I woke up at the crack of dawn, with barely 4 hours of sleep and yet I was happy to have a morning of solitude. Two cups of self made hotel kettle tea later I realised I was too anxious not to call home. I spoke to K, mom and mil, imagine how much I missed them! All of them including K told me to calm down and have fun and not call back so often. 

P arrived around 9 which was when S woke up and we ambled along for breakfast, catching up on 25 years, filling in each other with details of life and such stuff. It was fun to talk of rubbish boys in class and needless heartaches, of lecherous PT teachers and crazy tuition teachers. The rest of the day went by in a haze, gifts were given (by them, I went empty handed - chee), we bathed and dressed and headed to the beach after atleast 10 stops at random stalls to buy (I already have too much of this stuff was the refrain) stuff, we had a couple of drinks on the beach bed and headed back. S and I wanted to have a fish thali and the girls were spoilt sports only in one thing, they didn't know to drive / ride a bike so all my plans (armed with sunscreen) to hire scooters and drive around were thwarted. We had a real epic fish thali and then headed back to rest. 

We got out again in the evening and headed out to Thalassa where we spent a major part of the evening, enjoying the amazing white wine Sangrias, the food and the vibe. One genuinely hot guy did a shirt open (non) dance and we squealed with delight! When we wound up from here, we headed to the night market, which turned out to be a big disappointment, we then went to a couple of clubs before finally heading back to sleep past 3 AM. We did a conference call with our other girl friends and squealed through it completely incomprehensible. I don't remember when I finally fell asleep. 
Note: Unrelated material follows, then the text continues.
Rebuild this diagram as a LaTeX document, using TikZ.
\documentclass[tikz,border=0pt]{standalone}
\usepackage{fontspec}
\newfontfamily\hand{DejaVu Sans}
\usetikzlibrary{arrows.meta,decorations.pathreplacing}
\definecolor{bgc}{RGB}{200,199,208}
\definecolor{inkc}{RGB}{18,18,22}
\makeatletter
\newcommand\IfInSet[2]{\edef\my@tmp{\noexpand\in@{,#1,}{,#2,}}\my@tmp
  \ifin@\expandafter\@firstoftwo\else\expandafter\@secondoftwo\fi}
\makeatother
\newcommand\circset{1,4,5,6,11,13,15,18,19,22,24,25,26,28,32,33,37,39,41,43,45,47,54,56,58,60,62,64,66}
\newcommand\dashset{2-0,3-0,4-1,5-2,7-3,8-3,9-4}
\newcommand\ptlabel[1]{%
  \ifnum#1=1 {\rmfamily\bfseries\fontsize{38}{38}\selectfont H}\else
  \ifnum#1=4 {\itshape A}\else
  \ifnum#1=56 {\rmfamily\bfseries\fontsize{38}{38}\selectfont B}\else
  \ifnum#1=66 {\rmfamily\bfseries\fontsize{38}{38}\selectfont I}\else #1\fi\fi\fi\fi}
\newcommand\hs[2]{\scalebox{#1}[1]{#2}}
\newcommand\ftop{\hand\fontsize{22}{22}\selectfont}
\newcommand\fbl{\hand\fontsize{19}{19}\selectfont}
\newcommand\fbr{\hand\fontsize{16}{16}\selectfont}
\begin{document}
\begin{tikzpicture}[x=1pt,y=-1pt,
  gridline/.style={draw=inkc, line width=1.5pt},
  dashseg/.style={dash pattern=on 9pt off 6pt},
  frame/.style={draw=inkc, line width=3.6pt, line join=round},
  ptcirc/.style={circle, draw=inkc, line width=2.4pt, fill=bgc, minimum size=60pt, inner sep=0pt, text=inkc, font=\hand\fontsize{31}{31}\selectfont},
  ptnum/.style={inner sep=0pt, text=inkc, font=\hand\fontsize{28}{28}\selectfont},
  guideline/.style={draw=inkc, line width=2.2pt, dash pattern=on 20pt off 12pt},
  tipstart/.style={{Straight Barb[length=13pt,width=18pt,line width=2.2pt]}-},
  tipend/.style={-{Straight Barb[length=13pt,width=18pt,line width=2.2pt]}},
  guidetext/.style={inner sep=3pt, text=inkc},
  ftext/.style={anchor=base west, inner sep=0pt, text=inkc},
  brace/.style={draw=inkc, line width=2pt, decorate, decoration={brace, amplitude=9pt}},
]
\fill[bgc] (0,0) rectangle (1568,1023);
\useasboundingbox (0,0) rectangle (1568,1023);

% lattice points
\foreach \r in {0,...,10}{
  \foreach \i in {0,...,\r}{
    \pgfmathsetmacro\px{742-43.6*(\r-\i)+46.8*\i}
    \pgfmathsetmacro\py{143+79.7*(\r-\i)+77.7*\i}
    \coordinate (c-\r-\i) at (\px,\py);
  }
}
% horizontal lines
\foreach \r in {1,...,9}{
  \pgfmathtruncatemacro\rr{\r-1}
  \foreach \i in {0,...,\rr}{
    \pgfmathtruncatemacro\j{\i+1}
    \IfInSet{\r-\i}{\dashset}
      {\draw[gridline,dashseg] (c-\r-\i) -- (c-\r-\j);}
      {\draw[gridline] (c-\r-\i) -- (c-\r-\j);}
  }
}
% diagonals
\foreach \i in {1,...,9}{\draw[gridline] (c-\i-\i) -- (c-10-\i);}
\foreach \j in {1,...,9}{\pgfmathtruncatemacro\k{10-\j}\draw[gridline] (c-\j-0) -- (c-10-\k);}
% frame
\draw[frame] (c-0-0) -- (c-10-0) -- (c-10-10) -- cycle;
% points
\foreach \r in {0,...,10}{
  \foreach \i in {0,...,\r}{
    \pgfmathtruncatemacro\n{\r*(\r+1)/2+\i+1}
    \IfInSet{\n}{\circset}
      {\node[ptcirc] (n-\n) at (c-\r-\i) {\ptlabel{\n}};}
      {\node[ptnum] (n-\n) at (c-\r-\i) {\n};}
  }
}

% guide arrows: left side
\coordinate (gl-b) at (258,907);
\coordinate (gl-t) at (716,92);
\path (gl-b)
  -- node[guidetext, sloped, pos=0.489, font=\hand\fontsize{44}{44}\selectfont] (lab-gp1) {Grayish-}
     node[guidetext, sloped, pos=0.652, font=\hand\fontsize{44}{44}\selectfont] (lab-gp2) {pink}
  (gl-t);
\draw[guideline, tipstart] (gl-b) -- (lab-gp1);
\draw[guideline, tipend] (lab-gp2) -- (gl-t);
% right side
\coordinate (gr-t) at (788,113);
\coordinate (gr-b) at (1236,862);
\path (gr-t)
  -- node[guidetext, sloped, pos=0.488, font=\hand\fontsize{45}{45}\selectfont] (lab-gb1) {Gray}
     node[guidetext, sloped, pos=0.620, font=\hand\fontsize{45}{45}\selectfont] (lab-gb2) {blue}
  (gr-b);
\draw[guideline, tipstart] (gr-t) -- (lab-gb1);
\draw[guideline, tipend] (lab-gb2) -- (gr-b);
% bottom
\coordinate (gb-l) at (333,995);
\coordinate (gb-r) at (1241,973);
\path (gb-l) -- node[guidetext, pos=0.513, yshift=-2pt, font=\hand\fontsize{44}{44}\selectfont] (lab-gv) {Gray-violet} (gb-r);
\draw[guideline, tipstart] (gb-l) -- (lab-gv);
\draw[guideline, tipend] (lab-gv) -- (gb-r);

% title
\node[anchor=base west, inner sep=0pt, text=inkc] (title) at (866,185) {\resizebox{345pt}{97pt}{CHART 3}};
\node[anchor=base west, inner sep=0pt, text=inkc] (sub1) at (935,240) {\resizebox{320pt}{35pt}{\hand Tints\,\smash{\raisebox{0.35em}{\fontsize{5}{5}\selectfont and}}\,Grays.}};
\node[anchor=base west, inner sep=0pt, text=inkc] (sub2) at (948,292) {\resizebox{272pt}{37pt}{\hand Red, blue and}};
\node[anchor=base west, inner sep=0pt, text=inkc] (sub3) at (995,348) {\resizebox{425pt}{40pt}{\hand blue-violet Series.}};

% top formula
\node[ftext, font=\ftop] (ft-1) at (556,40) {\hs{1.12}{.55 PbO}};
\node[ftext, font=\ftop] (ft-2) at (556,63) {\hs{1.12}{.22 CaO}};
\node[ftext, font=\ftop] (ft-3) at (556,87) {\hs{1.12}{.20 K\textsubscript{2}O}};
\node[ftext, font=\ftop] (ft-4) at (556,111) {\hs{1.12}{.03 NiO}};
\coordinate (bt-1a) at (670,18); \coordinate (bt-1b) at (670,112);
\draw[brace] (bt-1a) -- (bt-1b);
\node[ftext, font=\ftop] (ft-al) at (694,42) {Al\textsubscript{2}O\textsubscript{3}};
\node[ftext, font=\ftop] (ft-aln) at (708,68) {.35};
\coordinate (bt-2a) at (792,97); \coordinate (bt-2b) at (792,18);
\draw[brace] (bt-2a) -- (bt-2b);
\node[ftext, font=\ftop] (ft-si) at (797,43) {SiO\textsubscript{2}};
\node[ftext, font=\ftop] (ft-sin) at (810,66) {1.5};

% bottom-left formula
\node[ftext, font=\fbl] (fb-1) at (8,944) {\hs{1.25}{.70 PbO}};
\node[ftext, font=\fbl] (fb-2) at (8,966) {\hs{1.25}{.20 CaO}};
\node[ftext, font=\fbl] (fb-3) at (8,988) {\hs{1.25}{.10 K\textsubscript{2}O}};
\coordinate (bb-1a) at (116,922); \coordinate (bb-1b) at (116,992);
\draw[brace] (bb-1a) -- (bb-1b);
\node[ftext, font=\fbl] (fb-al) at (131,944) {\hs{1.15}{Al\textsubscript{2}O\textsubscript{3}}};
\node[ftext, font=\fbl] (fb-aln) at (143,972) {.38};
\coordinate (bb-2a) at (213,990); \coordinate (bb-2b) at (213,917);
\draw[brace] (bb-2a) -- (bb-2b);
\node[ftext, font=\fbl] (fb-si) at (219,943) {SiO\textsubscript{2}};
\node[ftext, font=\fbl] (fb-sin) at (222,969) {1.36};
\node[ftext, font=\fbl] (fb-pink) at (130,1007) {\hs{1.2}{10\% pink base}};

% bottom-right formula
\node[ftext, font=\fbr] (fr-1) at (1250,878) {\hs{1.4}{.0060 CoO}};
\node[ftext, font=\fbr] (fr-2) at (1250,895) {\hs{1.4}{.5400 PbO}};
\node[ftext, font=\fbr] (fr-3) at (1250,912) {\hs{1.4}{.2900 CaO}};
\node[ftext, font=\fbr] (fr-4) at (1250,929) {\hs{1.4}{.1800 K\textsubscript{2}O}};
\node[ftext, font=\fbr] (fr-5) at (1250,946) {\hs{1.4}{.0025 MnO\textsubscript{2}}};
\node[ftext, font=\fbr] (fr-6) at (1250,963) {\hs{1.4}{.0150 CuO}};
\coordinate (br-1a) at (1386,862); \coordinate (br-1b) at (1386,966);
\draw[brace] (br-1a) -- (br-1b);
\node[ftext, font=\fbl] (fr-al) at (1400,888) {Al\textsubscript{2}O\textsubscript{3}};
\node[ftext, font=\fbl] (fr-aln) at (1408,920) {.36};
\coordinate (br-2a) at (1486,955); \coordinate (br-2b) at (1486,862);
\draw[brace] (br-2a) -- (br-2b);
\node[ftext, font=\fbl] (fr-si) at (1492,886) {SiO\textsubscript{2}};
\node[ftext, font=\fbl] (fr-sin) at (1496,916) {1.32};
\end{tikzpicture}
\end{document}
I was up again by 6 AM and decided I didn't want to toss and turn in bed waiting for everyone else to wake up. I headed out to the beach and walked up and down before finally settling for a beach bed. The friendly guys who rent them out are also masseurs on the cheap and I had a glorious foot massage. All that walking deeply appreciated the rubbing and pressing and though I was a little squeamish about a strange guy pressing my legs without the privacy of a pedicure tub, I finally calmed down and just enjoyed it.

To me this trip was much more than hanging out with school friends. It was just being able to finally pack a bag and leave home. To be able to deal with the guilt of leaving Sage bewildered, but I just had to do it. I think this is what they call 'Mommy guilt' only, in my case, since I feel it for a dog, it is way more weird.

When I got back home on sunday evening, I was grateful for the strengthened friendships, that I was able to comfortably negotiate a holiday with very different people and not have a bad moment, but most of all for the peace and quiet of just being with myself.